Never Doubt We're Living in the Best Moment in History

Have you become more or less optimistic about the value of innovation and new technology? originally appeared on Quorathe knowledge sharing network where compelling questions are answered by people with unique insights.

Answer by Kevin Kelly, senior maverick and co-founder at Wired, on Quora.

My optimism for the value of technology keeps increasing. We have never lived in a better time, yet tomorrow will be better still. This progress is hidden by our reliance on news. News, by its nature of reporting on what is unusual, hides the slow, almost invisible evidence of betterment. That’s because while next year will be better than this year, it won’t be better by much. Maybe only one percent, or maybe less than one percent. That fractional percent improvement is not visible in a year. We can’t see it. Yet one percent compounded annually becomes huge in time. So we can only detect progress in the long term retrospectively.

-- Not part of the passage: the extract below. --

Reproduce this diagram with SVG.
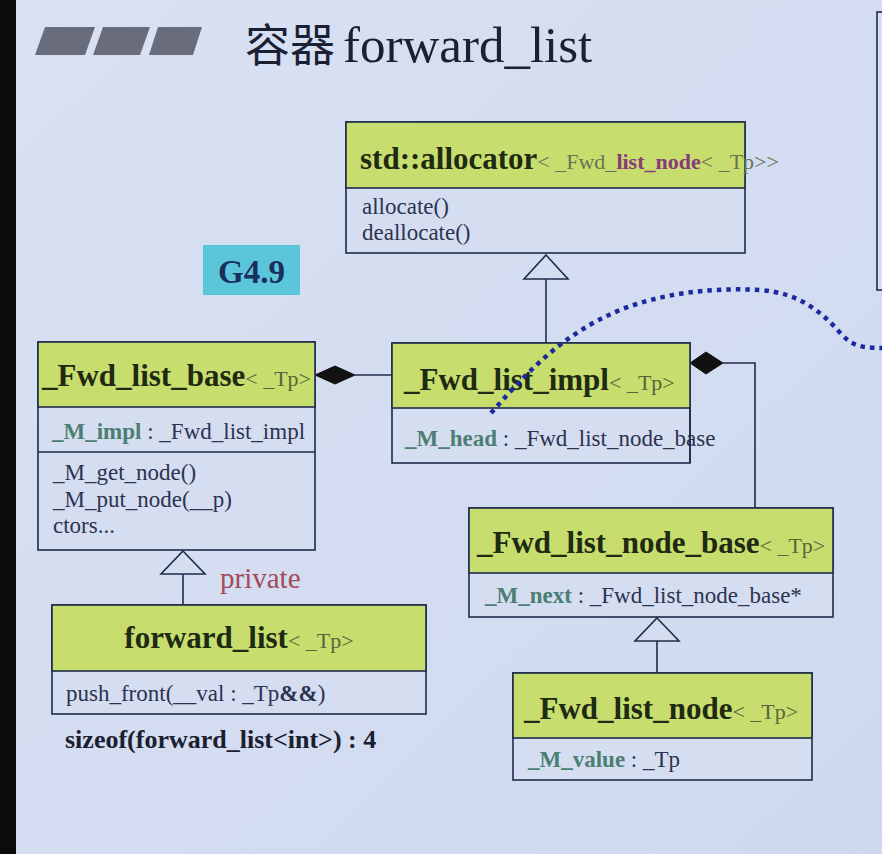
<svg xmlns="http://www.w3.org/2000/svg" width="882" height="854" viewBox="0 0 882 854">
<defs>
<linearGradient id="bg" x1="0" y1="0" x2="1" y2="1">
<stop offset="0" stop-color="#d9e1f3"/>
<stop offset="1" stop-color="#cfd9ee"/>
</linearGradient>
</defs>
<style>
text{font-family:"Liberation Serif","Noto Sans CJK SC",serif}
.box{fill:#d5ddf0;stroke:#1f2b4a;stroke-width:1.6}
.hdr{fill:#c7de6e;stroke:#1f2b4a;stroke-width:1.6}
.sep{stroke:#1f2b4a;stroke-width:1.6}
.ttl{font-size:31px;font-weight:bold;fill:#1f2a12}
.tp{font-size:22px;font-weight:normal;fill:#56663a}
.body{font-size:23px;fill:#2c3350}
.attr{font-weight:bold;fill:#4a7f72}
.ln{stroke:#1f2b4a;stroke-width:1.6;fill:none}
.tri{fill:#d5ddf0;stroke:#1f2b4a;stroke-width:1.6}
.dia{fill:#111111;stroke:#111111;stroke-width:1}
</style>
<rect x="0" y="0" width="882" height="854" fill="url(#bg)"/>
<rect x="0" y="0" width="16" height="854" fill="#0b0b0d"/>

<g id="title">
<polygon points="45,27 95,27 85,55 35,55" fill="#696d7b"/>
<polygon points="103,27 150,27 140,55 93,55" fill="#696d7b"/>
<polygon points="158,27 202,27 193,55 149,55" fill="#696d7b"/>
<text x="245" y="62" fill="#1b2133"><tspan font-size="45px" font-family="Noto Sans CJK SC, sans-serif">容器</tspan><tspan font-size="51px" dx="8">forward_list</tspan></text>
</g>

<g id="partial-box">
<rect x="877" y="12" width="20" height="278" fill="#d7dff2" stroke="#1f2b4a" stroke-width="1.6"/>
</g>

<g id="connectors">
<polygon class="tri" points="546,255 568,279 524,279"/>
<line class="ln" x1="546" y1="279" x2="546" y2="343"/>
<polygon class="dia" points="315,375 335,366 355,375 335,384"/>
<line class="ln" x1="355" y1="375" x2="392" y2="375"/>
<polygon class="dia" points="690,363 706,352 723,363 706,374"/>
<polyline class="ln" points="723,363 755,363 755,508"/>
<polygon class="tri" points="183,551 205,574 161,574"/>
<line class="ln" x1="183" y1="574" x2="183" y2="605"/>
<polygon class="tri" points="657,618 679,641 635,641"/>
<line class="ln" x1="657" y1="641" x2="657" y2="673"/>
</g>

<g id="n-allocator">
<rect class="box" x="346" y="122" width="399" height="131"/>
<rect class="hdr" x="346" y="122" width="399" height="66"/>
<text x="360" y="169" class="ttl" fill="#161c10">std::allocator<tspan font-size="22px" font-weight="normal" fill="#6b7252">&lt; _Fwd_</tspan><tspan font-size="22px" fill="#8a3a7a">list_node</tspan><tspan font-size="22px" font-weight="normal" fill="#6b7252">&lt; _Tp&gt;&gt;</tspan></text>
<text x="362" y="214" class="body">allocate()</text>
<text x="362" y="240" class="body">deallocate()</text>
</g>

<g id="n-g49">
<rect x="203" y="245" width="97" height="50" fill="#5bc6da"/>
<text x="251.5" y="283" text-anchor="middle" font-size="33px" font-weight="bold" fill="#1a2f5e">G4.9</text>
</g>

<g id="n-base">
<rect class="box" x="38" y="342" width="277" height="208"/>
<rect class="hdr" x="38" y="342" width="277" height="65"/>
<line class="sep" x1="38" y1="452" x2="315" y2="452"/>
<text x="42" y="386" class="ttl">_Fwd_list_base<tspan class="tp">&lt; _Tp&gt;</tspan></text>
<text x="52" y="439" class="body"><tspan class="attr">_M_impl</tspan> : _Fwd_list_impl</text>
<text x="53" y="480" class="body">_M_get_node()</text>
<text x="53" y="507" class="body">_M_put_node(__p)</text>
<text x="53" y="533" class="body">ctors...</text>
</g>

<g id="n-impl">
<rect class="box" x="392" y="343" width="298" height="120"/>
<rect class="hdr" x="392" y="343" width="298" height="65"/>
<text x="404" y="390" class="ttl">_Fwd_list_impl<tspan class="tp">&lt; _Tp&gt;</tspan></text>
<text x="405" y="446" class="body"><tspan class="attr">_M_head</tspan> : _Fwd_list_node_base</text>
<line class="sep" x1="690" y1="408" x2="690" y2="463"/>
</g>

<g id="n-nodebase">
<rect class="box" x="469" y="508" width="364" height="109"/>
<rect class="hdr" x="469" y="508" width="364" height="65"/>
<text x="477" y="553" class="ttl">_Fwd_list_node_base<tspan class="tp">&lt; _Tp&gt;</tspan></text>
<text x="485" y="603" class="body"><tspan class="attr">_M_next</tspan> : _Fwd_list_node_base*</text>
</g>

<g id="n-node">
<rect class="box" x="513" y="673" width="299" height="107"/>
<rect class="hdr" x="513" y="673" width="299" height="65"/>
<text x="524" y="719" class="ttl" fill="#7a2a70">_Fwd_list_node<tspan class="tp">&lt; _Tp&gt;</tspan></text>
<text x="528" y="767" class="body"><tspan class="attr">_M_value</tspan> : _Tp</text>
</g>

<g id="n-forwardlist">
<rect class="box" x="52" y="605" width="374" height="109"/>
<rect class="hdr" x="52" y="605" width="374" height="66"/>
<text x="239" y="648" text-anchor="middle" class="ttl" fill="#2b3a9e">forward_list<tspan class="tp">&lt; _Tp&gt;</tspan></text>
<text x="66" y="701" class="body">push_front(__val : _Tp<tspan font-weight="bold">&amp;&amp;</tspan>)</text>
</g>

<g id="labels">
<text x="220" y="588" font-size="29px" fill="#a4485a">private</text>
<text x="65" y="748" font-size="26px" font-weight="bold" fill="#1a2030">sizeof(forward_list&lt;int&gt;) : 4</text>
</g>

<g id="dotted-curve">
<path d="M491,413 C525,375 560,335 620,310 C660,294 710,287 760,290 C800,293 822,312 842,335 C852,345 860,348 882,348" fill="none" stroke="#1b2b9e" stroke-width="4.5" stroke-dasharray="4.5 5"/>
</g>
</svg>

When we examine the scientific evidence for any metric humans care about, we see steady progress over the past many decades. This progress has been real for at least two centuries. So my optimism about the future is based on history. For at least 200 years, things have gotten a tiny bit better each year. Now, it is possible that next year this trend will collapse. It could happen. But statistically, it is much more likely that it will continue at least one more year. And if it gets a tiny bit better this year, in all probability it will continue another year.

Here is a thought experiment: I give you a time machine. It has only one lever. You can choose to go forward in time, or backwards. All trips are one-way, and you are reborn in the new time. How far you go, and where you land is random. So you can either be thrust forward in time, spending your new life in some random future in some random place, or in the past, in some random time and random place. You might be born rich or poor, male or female, healthy or sick. I have not met anyone who would point the lever to the past, even if we constrained the time machine to move only decades. Although most people are reluctant to admit it, we intuitively know that today is much better than the past, and that is also true of a future date; no one born in 2050 would want to be born in 2016. Because progress driven by technology is real.